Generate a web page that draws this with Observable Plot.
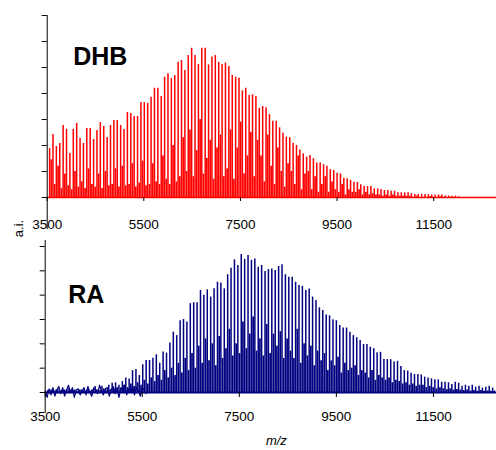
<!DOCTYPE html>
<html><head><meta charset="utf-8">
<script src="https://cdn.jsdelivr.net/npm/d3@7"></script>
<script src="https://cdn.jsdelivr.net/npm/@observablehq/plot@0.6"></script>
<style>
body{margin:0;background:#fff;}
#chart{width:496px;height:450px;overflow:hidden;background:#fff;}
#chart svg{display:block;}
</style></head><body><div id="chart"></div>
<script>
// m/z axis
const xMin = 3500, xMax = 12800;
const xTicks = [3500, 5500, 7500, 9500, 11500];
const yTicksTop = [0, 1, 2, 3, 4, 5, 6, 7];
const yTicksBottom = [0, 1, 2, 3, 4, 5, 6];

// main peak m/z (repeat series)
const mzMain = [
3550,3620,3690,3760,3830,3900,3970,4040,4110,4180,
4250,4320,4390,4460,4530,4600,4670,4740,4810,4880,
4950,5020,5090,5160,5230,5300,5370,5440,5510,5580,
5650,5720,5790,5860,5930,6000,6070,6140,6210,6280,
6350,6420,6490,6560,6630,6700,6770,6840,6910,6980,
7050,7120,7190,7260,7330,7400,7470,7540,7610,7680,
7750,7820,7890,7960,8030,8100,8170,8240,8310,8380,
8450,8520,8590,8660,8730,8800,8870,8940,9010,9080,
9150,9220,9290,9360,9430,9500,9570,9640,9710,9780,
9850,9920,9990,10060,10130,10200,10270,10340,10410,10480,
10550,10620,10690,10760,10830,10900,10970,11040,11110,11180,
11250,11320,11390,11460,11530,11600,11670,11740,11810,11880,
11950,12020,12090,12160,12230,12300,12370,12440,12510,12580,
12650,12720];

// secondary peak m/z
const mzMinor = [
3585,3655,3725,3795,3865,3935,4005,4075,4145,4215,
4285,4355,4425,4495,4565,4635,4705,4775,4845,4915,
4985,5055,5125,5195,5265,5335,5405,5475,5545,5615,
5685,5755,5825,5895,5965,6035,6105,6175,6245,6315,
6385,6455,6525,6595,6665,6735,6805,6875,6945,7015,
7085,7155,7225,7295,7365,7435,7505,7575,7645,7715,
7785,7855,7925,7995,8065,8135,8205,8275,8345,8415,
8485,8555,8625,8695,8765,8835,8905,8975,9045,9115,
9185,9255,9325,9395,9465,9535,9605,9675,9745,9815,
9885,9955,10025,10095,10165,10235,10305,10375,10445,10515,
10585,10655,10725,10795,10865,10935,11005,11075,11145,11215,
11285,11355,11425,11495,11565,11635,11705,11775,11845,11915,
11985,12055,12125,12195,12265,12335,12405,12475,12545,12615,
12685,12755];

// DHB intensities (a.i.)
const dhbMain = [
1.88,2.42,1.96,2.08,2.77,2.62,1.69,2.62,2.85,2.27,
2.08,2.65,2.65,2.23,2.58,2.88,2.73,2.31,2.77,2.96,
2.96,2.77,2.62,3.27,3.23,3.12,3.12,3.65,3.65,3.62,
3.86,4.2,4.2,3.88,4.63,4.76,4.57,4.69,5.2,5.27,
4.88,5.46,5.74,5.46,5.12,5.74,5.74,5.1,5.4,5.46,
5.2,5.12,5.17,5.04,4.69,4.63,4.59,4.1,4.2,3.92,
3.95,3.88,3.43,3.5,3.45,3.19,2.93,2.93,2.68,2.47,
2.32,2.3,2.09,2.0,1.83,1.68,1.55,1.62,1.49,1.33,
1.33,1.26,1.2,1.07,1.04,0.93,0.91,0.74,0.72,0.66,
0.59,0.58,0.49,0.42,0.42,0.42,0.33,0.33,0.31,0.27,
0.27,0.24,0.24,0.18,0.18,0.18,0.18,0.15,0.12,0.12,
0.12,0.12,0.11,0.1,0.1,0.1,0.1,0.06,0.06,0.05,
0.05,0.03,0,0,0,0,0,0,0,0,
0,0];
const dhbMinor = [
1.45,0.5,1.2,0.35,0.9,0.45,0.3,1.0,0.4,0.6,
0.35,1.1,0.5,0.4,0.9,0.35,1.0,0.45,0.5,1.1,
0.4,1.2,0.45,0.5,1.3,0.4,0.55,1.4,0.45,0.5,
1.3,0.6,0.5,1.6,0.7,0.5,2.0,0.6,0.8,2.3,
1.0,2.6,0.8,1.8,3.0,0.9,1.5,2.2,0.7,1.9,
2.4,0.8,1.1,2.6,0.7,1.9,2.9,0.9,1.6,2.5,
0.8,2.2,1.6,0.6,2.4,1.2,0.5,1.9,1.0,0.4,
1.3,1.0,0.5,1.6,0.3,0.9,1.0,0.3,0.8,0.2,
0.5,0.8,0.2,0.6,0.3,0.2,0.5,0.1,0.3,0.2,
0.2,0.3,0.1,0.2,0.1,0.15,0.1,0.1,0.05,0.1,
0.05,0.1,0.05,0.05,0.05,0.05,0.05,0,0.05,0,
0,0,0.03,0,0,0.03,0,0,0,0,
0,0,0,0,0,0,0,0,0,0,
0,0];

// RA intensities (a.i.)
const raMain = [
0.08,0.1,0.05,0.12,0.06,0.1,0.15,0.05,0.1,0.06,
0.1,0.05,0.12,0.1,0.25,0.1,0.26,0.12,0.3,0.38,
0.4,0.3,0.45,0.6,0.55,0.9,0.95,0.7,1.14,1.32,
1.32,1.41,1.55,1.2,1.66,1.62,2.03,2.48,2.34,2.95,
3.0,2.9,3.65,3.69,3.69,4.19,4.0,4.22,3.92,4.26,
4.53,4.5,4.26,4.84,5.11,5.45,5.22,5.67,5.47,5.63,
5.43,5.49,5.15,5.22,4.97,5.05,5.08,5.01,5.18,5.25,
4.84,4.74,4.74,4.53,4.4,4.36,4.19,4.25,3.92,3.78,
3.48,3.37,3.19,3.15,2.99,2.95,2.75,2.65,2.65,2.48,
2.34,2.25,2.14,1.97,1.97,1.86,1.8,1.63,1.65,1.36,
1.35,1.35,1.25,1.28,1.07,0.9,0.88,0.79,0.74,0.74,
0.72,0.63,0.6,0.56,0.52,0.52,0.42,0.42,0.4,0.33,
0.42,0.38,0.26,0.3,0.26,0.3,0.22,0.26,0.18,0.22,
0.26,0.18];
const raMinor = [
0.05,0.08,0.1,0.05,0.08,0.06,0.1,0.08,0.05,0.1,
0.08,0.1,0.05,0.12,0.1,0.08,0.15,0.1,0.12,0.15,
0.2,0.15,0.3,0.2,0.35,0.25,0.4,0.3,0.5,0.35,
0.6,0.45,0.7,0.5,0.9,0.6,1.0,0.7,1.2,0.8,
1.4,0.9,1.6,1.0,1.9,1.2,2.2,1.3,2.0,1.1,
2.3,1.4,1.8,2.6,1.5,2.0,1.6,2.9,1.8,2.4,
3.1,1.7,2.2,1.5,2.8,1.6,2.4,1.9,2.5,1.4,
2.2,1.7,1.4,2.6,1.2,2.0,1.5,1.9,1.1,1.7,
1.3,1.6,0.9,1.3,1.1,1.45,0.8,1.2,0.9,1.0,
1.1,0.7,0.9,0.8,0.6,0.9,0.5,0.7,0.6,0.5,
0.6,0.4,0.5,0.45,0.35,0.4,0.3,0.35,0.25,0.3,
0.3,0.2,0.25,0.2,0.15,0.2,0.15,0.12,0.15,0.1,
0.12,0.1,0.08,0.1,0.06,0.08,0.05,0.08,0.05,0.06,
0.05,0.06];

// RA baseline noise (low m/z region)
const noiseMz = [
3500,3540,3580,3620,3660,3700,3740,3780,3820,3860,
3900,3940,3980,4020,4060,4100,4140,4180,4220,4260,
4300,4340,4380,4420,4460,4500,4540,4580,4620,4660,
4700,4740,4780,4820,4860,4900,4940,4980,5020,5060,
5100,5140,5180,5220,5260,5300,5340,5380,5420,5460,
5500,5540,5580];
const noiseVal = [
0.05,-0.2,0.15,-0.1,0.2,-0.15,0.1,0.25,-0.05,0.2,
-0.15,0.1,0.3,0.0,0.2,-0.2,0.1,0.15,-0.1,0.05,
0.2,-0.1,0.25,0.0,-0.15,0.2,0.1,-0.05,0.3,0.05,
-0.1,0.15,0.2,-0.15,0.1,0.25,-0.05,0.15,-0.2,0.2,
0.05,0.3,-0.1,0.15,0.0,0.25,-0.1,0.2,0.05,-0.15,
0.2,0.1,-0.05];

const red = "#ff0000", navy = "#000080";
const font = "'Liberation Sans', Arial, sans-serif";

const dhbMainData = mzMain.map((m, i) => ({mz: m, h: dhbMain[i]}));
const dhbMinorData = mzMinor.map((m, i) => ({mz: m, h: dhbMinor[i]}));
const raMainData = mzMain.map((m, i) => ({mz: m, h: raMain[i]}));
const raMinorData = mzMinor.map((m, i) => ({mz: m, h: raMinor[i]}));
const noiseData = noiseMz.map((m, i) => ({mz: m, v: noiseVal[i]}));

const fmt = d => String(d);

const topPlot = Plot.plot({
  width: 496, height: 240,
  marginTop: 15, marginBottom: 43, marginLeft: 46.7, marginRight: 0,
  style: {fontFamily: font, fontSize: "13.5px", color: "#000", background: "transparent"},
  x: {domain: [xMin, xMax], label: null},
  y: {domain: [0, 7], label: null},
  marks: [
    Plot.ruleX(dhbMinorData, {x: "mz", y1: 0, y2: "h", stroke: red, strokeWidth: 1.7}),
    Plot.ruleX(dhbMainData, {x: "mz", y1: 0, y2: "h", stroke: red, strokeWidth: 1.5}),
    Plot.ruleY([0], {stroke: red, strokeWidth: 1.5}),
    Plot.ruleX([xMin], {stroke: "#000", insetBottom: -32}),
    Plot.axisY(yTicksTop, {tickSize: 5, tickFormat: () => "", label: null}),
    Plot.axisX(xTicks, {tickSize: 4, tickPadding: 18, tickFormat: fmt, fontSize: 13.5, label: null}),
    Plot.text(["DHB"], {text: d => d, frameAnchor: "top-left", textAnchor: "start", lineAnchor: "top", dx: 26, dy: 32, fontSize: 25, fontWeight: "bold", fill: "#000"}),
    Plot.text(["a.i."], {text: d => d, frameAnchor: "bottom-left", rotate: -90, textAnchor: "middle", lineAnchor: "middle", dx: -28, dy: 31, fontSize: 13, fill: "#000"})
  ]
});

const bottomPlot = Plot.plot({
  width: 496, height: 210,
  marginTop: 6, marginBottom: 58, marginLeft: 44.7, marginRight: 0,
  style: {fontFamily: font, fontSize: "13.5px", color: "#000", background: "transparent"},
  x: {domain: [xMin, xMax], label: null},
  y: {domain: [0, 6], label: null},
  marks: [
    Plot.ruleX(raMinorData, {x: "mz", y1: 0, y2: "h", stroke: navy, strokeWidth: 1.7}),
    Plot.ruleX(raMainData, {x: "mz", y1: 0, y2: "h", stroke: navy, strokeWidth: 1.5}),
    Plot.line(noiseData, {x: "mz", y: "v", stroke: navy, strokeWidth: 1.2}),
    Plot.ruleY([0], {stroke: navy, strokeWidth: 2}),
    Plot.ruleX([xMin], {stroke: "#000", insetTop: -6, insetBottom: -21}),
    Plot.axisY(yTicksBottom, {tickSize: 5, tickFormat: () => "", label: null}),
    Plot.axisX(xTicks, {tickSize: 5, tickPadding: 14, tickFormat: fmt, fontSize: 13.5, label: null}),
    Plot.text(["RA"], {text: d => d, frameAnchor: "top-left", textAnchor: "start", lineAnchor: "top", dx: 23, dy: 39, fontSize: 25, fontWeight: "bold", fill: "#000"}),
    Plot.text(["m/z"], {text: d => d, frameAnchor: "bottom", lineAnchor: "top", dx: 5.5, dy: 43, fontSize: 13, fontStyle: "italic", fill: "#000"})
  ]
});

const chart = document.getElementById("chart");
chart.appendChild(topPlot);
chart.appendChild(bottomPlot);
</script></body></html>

- [Given instruction] Starting with the first line of the data above and ending with the line containing "const yTicksBottom = [0, 1, 2, 3, 4, 5, 6];", please restate every line exactly, leaving images out.

- [Completed task]
Generate a web page that draws this with Observable Plot.
<!DOCTYPE html>
<html><head><meta charset="utf-8">
<script src="https://cdn.jsdelivr.net/npm/d3@7"></script>
<script src="https://cdn.jsdelivr.net/npm/@observablehq/plot@0.6"></script>
<style>
body{margin:0;background:#fff;}
#chart{width:496px;height:450px;overflow:hidden;background:#fff;}
#chart svg{display:block;}
</style></head><body><div id="chart"></div>
<script>
// m/z axis
const xMin = 3500, xMax = 12800;
const xTicks = [3500, 5500, 7500, 9500, 11500];
const yTicksTop = [0, 1, 2, 3, 4, 5, 6, 7];
const yTicksBottom = [0, 1, 2, 3, 4, 5, 6];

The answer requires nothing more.